» TASK DIRECTIONS
Exactly the lines from the one with "Convert this chart to D3.js code." to the one with "const boxColor = '#7d7d3c';", both included, are to be printed again; leave out the rest.

--- BEGIN EXCERPTED RECORDS ---

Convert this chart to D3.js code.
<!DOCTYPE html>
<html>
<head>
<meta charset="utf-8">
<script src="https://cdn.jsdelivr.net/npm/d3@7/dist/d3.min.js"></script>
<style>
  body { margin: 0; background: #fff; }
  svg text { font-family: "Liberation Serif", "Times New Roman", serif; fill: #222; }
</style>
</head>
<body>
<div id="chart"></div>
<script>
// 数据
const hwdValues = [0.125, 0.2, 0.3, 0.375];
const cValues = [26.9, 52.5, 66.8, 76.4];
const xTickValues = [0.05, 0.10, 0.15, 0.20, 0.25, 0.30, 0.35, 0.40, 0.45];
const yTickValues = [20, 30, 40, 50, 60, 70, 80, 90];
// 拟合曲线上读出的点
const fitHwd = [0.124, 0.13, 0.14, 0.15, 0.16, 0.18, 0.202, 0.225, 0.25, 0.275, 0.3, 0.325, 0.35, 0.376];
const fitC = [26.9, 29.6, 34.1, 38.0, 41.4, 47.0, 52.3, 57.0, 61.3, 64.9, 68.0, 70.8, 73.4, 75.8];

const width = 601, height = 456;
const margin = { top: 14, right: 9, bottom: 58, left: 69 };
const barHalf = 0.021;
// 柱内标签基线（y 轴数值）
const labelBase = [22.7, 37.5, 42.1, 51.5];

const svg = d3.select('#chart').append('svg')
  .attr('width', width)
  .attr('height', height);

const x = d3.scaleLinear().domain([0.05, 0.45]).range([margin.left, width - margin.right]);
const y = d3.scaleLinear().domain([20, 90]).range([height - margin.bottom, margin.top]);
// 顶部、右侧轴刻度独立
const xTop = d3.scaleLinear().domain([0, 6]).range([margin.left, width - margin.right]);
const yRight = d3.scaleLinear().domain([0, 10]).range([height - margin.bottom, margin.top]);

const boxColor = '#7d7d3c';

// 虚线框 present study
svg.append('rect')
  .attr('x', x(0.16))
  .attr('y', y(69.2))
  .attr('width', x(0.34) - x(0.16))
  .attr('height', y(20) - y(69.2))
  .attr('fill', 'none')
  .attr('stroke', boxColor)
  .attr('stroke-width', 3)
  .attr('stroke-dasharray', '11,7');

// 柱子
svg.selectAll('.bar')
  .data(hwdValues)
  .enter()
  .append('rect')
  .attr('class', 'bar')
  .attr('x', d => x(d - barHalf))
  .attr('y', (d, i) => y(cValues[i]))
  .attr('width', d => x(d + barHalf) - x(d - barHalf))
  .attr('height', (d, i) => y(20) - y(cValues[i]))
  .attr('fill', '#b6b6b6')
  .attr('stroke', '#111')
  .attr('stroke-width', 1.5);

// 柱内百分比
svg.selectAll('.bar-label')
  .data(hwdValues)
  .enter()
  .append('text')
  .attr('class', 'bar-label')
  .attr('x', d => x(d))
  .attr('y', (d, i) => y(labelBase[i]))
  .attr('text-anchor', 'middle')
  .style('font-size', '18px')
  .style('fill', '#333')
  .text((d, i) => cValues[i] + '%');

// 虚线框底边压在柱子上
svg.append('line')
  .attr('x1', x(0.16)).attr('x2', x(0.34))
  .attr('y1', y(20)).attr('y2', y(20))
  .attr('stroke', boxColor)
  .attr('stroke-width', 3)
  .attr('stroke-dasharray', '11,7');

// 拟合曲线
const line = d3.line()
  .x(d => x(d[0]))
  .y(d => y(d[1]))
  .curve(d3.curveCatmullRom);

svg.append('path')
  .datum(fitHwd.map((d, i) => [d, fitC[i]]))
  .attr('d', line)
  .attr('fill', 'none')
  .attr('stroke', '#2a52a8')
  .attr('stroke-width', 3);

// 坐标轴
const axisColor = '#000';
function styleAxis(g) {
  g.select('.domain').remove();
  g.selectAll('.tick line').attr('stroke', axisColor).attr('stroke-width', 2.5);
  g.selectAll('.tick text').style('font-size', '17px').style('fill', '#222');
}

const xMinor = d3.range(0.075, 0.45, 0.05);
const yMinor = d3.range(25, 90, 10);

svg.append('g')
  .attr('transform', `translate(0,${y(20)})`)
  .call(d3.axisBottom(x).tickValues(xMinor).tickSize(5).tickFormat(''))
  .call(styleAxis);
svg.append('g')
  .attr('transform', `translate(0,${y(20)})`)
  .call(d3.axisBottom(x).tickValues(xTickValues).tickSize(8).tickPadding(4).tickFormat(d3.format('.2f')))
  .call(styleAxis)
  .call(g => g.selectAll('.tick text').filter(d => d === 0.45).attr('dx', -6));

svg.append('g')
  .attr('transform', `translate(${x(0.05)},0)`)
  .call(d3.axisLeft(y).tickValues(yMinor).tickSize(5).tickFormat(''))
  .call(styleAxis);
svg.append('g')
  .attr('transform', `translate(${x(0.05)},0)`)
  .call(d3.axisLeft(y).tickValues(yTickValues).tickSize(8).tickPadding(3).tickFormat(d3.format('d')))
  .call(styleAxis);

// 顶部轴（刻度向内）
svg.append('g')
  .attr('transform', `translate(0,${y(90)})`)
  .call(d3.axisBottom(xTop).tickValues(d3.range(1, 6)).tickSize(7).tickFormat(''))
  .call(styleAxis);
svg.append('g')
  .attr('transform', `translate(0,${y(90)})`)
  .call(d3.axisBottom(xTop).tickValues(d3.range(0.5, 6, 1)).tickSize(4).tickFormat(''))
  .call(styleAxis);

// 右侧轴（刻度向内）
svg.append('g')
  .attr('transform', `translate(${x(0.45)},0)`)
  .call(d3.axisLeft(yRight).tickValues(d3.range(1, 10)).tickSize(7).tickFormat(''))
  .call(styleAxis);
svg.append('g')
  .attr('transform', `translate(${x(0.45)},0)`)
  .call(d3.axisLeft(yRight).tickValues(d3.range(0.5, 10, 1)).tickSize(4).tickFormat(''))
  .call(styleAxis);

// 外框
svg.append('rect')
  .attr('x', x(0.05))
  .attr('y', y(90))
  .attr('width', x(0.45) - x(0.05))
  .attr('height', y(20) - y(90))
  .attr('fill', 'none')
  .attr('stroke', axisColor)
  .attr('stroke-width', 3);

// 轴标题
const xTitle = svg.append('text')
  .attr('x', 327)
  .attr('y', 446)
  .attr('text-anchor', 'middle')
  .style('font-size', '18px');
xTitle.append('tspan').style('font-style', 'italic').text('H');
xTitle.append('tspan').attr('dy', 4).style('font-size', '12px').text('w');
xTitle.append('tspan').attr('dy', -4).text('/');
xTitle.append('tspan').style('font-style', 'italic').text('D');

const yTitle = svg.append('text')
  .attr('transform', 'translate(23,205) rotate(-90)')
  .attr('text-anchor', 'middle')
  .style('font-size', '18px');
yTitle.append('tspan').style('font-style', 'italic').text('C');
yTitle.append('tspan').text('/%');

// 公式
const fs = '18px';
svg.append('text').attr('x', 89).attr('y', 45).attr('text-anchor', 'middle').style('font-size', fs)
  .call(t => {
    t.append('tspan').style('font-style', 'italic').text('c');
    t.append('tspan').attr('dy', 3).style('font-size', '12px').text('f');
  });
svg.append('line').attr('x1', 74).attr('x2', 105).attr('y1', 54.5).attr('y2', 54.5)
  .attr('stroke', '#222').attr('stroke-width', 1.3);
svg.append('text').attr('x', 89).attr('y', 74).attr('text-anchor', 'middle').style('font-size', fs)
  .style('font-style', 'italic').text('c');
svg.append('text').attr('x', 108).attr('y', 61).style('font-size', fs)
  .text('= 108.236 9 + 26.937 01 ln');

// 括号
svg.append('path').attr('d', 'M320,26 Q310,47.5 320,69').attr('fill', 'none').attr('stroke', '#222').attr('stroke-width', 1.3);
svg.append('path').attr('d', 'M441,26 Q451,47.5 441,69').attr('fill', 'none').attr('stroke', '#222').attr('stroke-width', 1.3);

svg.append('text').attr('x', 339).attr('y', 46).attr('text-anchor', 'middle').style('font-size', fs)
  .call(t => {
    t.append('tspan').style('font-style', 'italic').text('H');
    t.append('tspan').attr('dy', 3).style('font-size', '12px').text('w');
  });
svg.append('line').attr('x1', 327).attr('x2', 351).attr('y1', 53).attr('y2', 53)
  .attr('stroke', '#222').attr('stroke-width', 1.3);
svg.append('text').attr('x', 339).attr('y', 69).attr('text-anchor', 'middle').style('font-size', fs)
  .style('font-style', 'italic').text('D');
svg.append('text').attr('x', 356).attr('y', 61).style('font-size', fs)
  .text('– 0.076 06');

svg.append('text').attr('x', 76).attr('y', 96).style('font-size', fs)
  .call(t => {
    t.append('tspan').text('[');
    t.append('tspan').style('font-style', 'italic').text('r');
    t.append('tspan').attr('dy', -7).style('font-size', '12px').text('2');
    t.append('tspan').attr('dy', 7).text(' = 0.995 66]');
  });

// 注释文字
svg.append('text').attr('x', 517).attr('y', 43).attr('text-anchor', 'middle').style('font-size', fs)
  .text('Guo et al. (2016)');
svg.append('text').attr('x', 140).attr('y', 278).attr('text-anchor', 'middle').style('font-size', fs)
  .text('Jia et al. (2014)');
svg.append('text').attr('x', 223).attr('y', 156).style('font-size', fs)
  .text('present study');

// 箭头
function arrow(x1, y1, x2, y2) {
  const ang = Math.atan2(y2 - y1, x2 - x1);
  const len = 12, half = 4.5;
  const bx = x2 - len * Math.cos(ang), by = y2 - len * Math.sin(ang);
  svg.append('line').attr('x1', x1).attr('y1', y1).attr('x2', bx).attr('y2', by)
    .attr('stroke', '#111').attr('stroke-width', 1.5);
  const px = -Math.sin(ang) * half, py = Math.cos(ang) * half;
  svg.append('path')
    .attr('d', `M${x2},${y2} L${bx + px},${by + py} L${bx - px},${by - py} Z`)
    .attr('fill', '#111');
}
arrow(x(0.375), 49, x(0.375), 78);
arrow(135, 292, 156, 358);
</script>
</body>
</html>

--- END EXCERPTED RECORDS ---
--- BEGIN EXCERPTED RECORDS ---

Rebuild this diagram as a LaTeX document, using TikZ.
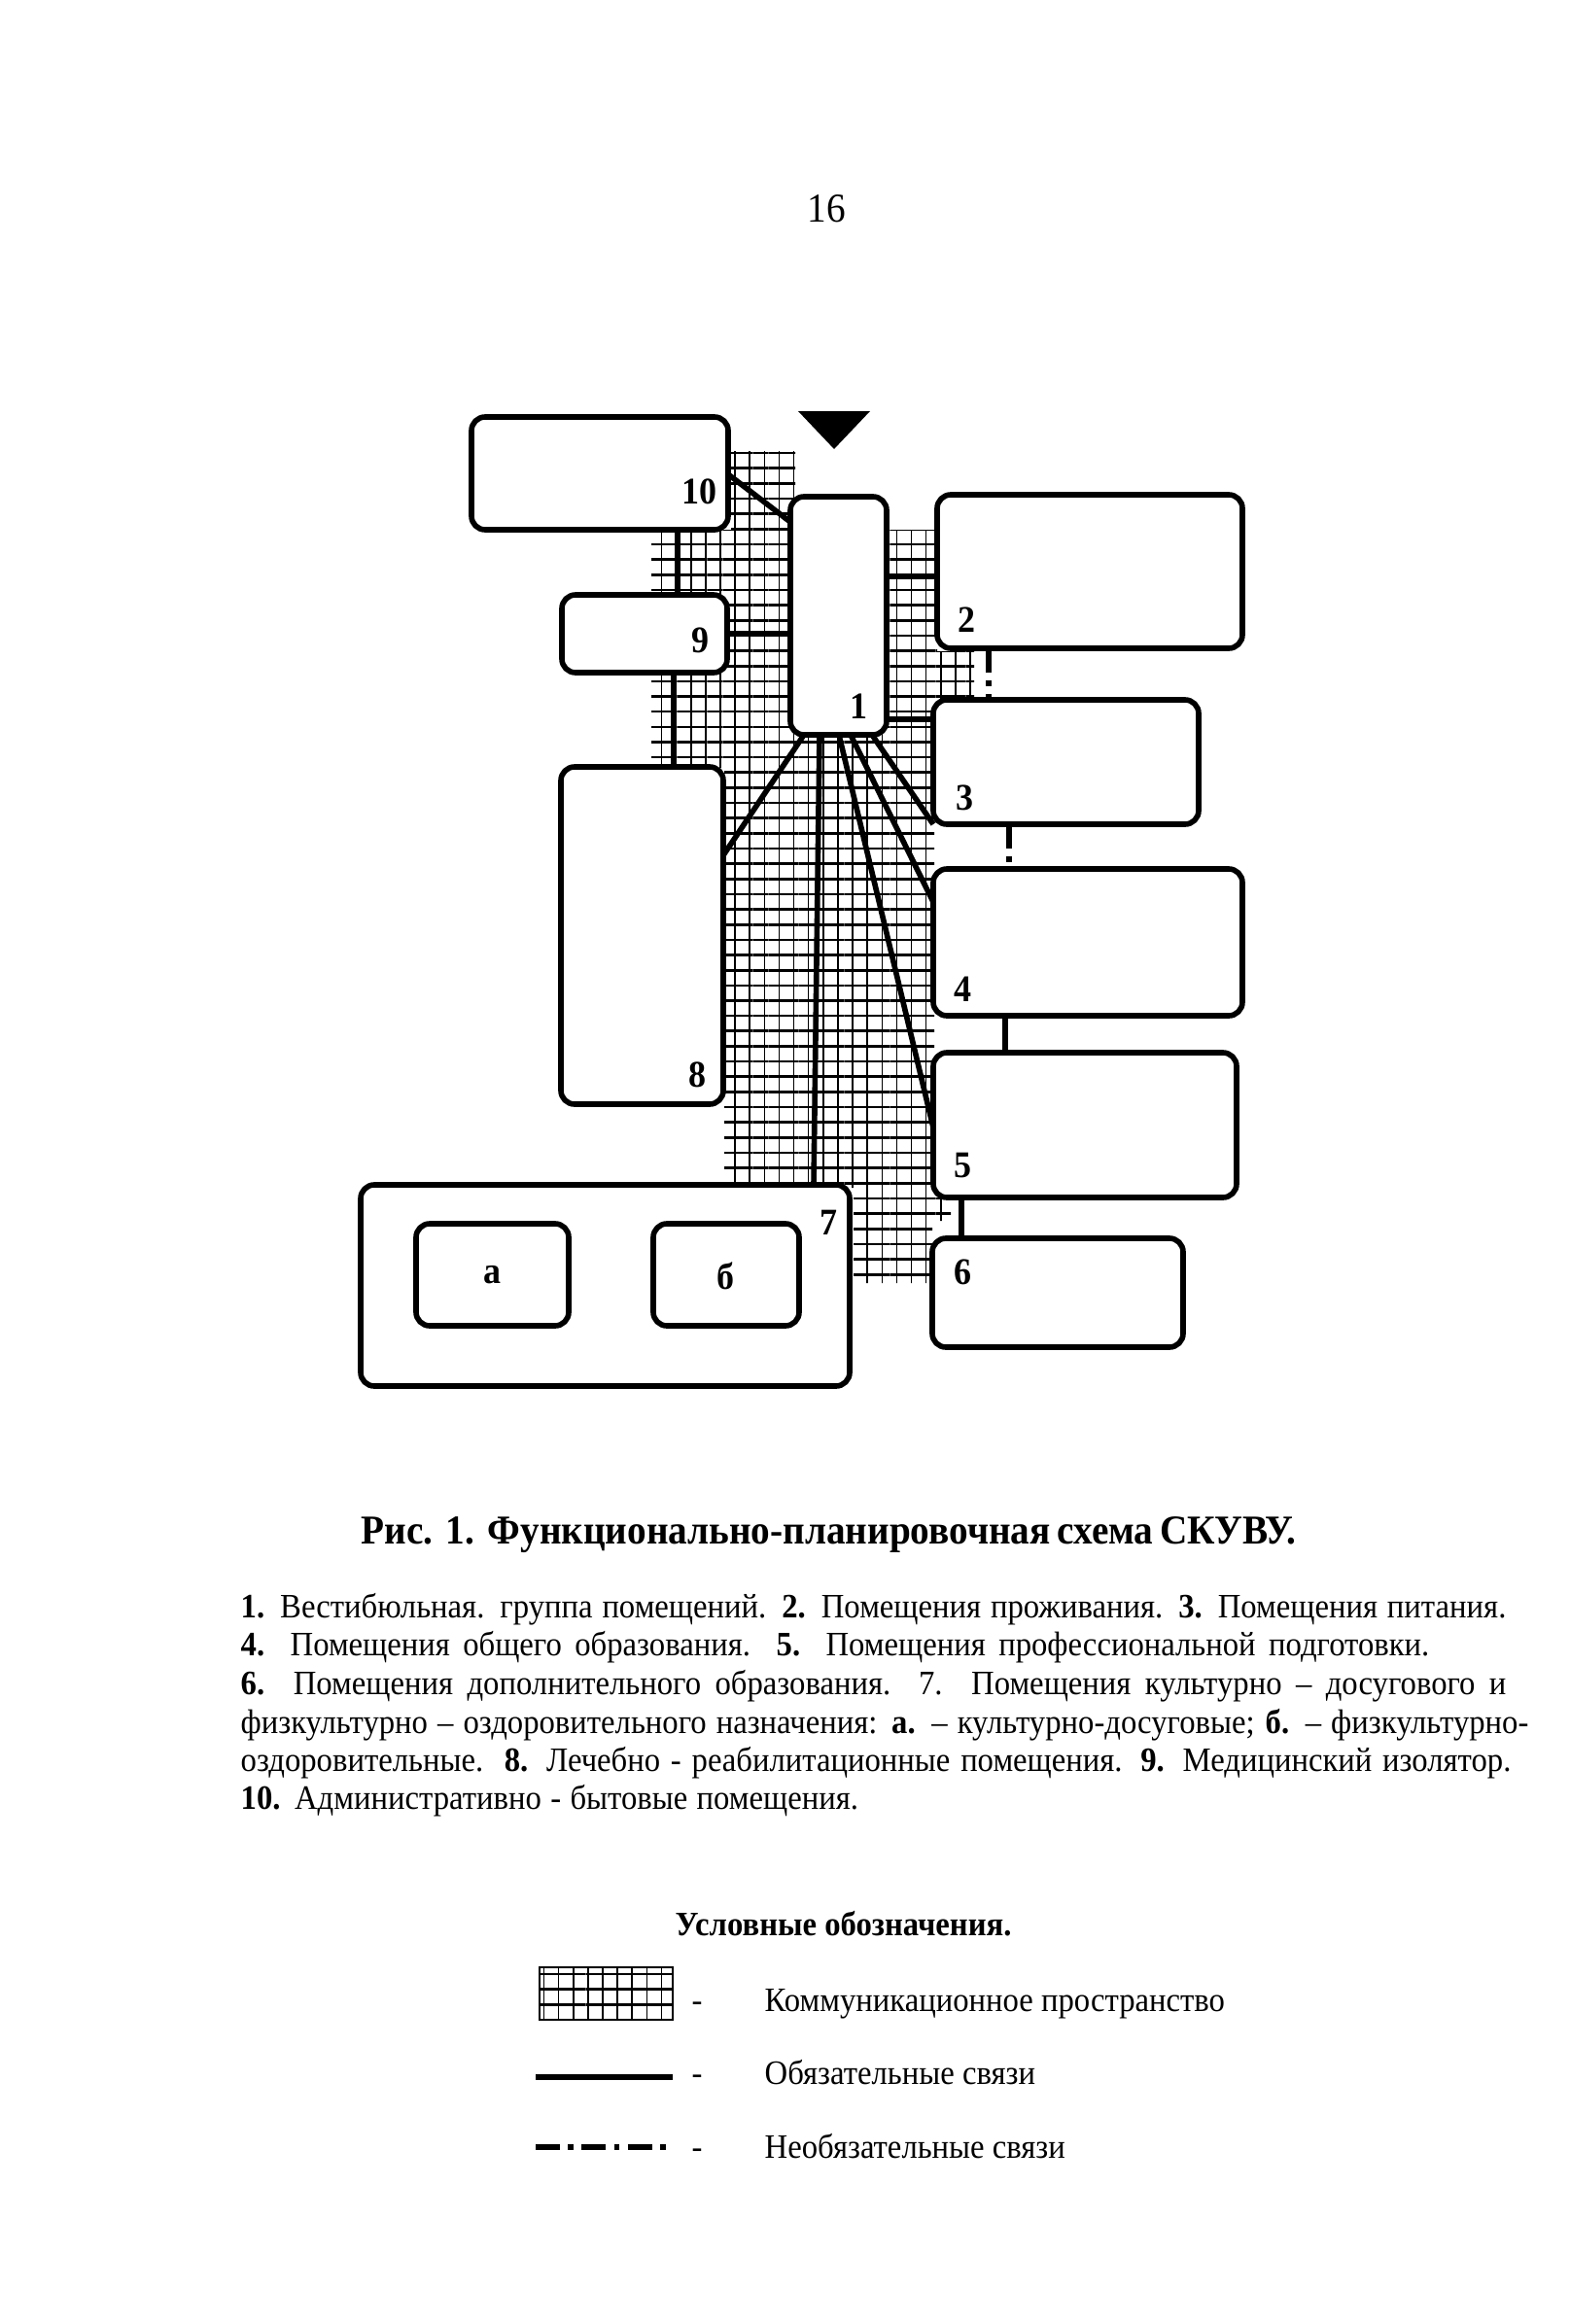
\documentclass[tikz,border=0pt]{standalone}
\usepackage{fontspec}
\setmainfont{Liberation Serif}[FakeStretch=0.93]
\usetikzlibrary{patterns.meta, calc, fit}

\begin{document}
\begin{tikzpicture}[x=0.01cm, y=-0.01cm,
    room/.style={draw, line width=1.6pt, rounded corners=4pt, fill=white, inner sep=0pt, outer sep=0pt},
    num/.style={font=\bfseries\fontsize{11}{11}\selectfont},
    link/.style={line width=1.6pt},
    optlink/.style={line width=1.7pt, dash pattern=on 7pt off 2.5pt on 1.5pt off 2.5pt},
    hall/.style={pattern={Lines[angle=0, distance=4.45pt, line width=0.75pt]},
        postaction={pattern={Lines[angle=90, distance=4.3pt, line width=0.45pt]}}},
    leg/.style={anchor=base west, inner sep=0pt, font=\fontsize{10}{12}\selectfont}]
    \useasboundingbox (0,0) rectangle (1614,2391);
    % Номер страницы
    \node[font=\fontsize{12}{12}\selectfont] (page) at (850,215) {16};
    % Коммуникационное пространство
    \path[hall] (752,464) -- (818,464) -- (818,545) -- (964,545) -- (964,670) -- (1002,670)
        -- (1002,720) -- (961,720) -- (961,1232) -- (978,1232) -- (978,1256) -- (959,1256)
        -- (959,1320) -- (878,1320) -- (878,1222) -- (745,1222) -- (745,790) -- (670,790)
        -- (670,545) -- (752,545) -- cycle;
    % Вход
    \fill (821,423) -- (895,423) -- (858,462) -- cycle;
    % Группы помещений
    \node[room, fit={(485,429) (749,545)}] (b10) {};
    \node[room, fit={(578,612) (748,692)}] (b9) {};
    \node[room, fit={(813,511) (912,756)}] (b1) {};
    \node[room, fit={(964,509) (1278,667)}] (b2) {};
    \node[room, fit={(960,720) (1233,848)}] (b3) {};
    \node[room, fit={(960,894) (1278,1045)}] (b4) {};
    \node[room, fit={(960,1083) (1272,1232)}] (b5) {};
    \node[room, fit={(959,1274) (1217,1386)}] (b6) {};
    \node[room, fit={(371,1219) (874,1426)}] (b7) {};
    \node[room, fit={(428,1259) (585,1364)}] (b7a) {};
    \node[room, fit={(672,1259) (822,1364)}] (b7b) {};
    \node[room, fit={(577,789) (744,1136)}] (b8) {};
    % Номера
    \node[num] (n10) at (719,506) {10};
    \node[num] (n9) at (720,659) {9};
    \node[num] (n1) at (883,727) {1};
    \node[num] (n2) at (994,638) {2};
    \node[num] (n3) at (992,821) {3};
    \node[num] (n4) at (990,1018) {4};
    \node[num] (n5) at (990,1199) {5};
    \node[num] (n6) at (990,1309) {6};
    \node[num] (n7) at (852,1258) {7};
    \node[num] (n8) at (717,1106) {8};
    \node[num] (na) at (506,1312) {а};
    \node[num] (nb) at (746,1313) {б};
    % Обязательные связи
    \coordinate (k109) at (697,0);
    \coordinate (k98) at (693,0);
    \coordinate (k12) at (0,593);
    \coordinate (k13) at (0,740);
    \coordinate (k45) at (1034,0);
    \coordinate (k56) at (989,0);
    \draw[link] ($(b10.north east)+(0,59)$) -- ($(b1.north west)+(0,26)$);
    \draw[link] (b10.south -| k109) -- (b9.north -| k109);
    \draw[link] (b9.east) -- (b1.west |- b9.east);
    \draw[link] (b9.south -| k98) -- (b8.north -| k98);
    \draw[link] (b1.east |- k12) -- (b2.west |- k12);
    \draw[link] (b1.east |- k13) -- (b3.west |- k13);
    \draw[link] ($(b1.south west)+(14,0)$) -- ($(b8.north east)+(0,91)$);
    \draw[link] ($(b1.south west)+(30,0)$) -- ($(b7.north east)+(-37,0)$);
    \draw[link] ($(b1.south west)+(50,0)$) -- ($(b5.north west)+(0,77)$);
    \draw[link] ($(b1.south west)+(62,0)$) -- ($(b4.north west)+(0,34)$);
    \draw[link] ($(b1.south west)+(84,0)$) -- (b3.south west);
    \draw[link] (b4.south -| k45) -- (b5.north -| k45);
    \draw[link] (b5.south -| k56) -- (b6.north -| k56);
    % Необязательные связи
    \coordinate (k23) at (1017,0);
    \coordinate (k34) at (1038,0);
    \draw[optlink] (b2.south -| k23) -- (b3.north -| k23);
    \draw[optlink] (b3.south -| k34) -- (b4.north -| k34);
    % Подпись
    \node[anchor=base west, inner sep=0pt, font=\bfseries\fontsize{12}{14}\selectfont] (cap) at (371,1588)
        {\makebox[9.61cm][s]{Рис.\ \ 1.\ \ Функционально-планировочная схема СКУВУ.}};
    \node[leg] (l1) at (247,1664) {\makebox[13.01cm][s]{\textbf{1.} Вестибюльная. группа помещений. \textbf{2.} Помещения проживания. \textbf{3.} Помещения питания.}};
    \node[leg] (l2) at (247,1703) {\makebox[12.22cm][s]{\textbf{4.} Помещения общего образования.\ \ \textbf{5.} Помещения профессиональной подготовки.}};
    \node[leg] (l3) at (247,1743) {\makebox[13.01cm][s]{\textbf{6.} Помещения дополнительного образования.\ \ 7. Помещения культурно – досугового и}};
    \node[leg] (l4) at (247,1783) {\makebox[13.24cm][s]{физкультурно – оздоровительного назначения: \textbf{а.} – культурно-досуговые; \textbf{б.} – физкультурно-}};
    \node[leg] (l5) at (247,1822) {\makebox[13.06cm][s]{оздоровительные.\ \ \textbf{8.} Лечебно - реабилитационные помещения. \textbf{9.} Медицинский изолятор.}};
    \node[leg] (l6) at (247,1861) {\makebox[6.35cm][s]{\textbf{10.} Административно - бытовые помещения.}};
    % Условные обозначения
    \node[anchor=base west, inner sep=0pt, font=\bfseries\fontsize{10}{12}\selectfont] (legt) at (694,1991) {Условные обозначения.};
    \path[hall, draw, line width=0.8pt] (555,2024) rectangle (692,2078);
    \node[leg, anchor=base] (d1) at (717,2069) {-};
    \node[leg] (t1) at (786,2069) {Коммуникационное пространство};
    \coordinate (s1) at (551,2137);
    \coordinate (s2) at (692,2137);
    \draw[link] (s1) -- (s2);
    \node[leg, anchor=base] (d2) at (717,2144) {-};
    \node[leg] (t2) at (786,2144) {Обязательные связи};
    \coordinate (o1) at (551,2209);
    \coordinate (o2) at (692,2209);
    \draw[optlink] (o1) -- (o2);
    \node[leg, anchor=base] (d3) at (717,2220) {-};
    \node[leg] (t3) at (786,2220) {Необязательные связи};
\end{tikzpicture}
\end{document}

--- END EXCERPTED RECORDS ---

» FULL OUTPUT
Convert this chart to D3.js code.
<!DOCTYPE html>
<html>
<head>
<meta charset="utf-8">
<script src="https://cdn.jsdelivr.net/npm/d3@7/dist/d3.min.js"></script>
<style>
  body { margin: 0; background: #fff; }
  svg text { font-family: "Liberation Serif", "Times New Roman", serif; fill: #222; }
</style>
</head>
<body>
<div id="chart"></div>
<script>
// 数据
const hwdValues = [0.125, 0.2, 0.3, 0.375];
const cValues = [26.9, 52.5, 66.8, 76.4];
const xTickValues = [0.05, 0.10, 0.15, 0.20, 0.25, 0.30, 0.35, 0.40, 0.45];
const yTickValues = [20, 30, 40, 50, 60, 70, 80, 90];
// 拟合曲线上读出的点
const fitHwd = [0.124, 0.13, 0.14, 0.15, 0.16, 0.18, 0.202, 0.225, 0.25, 0.275, 0.3, 0.325, 0.35, 0.376];
const fitC = [26.9, 29.6, 34.1, 38.0, 41.4, 47.0, 52.3, 57.0, 61.3, 64.9, 68.0, 70.8, 73.4, 75.8];

const width = 601, height = 456;
const margin = { top: 14, right: 9, bottom: 58, left: 69 };
const barHalf = 0.021;
// 柱内标签基线（y 轴数值）
const labelBase = [22.7, 37.5, 42.1, 51.5];

const svg = d3.select('#chart').append('svg')
  .attr('width', width)
  .attr('height', height);

const x = d3.scaleLinear().domain([0.05, 0.45]).range([margin.left, width - margin.right]);
const y = d3.scaleLinear().domain([20, 90]).range([height - margin.bottom, margin.top]);
// 顶部、右侧轴刻度独立
const xTop = d3.scaleLinear().domain([0, 6]).range([margin.left, width - margin.right]);
const yRight = d3.scaleLinear().domain([0, 10]).range([height - margin.bottom, margin.top]);

const boxColor = '#7d7d3c';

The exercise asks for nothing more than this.